§ BRIEF:
From the very first line of the data to the line containing "ax = fig.add_axes([0.1413, 0.1707, 0.8587, 0.7938])", retype everything exactly, leaving the pictures behind.

§ MATERIAL:
__________________________________________________
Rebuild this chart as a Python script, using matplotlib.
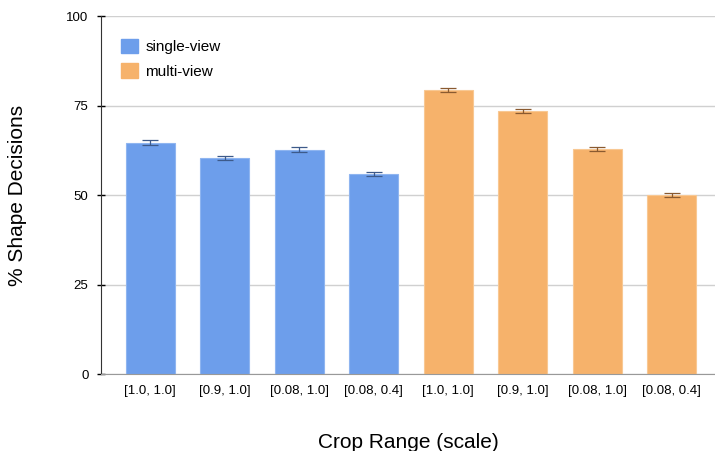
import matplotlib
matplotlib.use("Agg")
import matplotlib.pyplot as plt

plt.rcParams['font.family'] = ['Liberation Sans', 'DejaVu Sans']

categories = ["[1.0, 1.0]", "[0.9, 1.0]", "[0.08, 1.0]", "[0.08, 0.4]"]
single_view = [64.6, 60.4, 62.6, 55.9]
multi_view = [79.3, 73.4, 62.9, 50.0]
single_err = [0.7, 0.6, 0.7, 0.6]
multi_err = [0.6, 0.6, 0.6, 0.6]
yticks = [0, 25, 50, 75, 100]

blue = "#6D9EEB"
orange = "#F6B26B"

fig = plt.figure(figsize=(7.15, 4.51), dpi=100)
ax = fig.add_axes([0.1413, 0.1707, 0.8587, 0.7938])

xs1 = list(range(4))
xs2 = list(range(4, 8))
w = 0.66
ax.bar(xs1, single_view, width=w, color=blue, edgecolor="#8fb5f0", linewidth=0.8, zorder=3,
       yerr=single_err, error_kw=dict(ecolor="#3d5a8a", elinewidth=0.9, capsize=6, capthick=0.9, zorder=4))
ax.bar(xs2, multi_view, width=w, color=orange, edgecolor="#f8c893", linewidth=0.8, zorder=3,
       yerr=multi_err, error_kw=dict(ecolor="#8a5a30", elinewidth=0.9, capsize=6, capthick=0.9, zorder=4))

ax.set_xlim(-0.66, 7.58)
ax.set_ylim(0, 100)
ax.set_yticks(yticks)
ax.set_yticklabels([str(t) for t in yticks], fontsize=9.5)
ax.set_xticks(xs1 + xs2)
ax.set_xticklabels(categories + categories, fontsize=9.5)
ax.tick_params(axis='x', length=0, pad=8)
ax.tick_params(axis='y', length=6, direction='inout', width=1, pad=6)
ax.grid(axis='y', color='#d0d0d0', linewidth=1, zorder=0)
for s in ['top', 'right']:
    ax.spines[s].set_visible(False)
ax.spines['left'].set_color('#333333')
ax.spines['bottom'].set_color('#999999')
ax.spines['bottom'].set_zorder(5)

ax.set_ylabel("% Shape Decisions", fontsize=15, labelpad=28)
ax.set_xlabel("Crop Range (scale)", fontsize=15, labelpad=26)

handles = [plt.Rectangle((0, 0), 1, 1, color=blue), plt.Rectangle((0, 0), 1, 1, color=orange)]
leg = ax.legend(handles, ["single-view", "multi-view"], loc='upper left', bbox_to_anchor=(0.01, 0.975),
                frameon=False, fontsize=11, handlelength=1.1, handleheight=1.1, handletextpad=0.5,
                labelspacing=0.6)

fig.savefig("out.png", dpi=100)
__________________________________________________
§ OUTPUT BELOW:
Rebuild this chart as a Python script, using matplotlib.
import matplotlib
matplotlib.use("Agg")
import matplotlib.pyplot as plt

plt.rcParams['font.family'] = ['Liberation Sans', 'DejaVu Sans']

categories = ["[1.0, 1.0]", "[0.9, 1.0]", "[0.08, 1.0]", "[0.08, 0.4]"]
single_view = [64.6, 60.4, 62.6, 55.9]
multi_view = [79.3, 73.4, 62.9, 50.0]
single_err = [0.7, 0.6, 0.7, 0.6]
multi_err = [0.6, 0.6, 0.6, 0.6]
yticks = [0, 25, 50, 75, 100]

blue = "#6D9EEB"
orange = "#F6B26B"

fig = plt.figure(figsize=(7.15, 4.51), dpi=100)
ax = fig.add_axes([0.1413, 0.1707, 0.8587, 0.7938])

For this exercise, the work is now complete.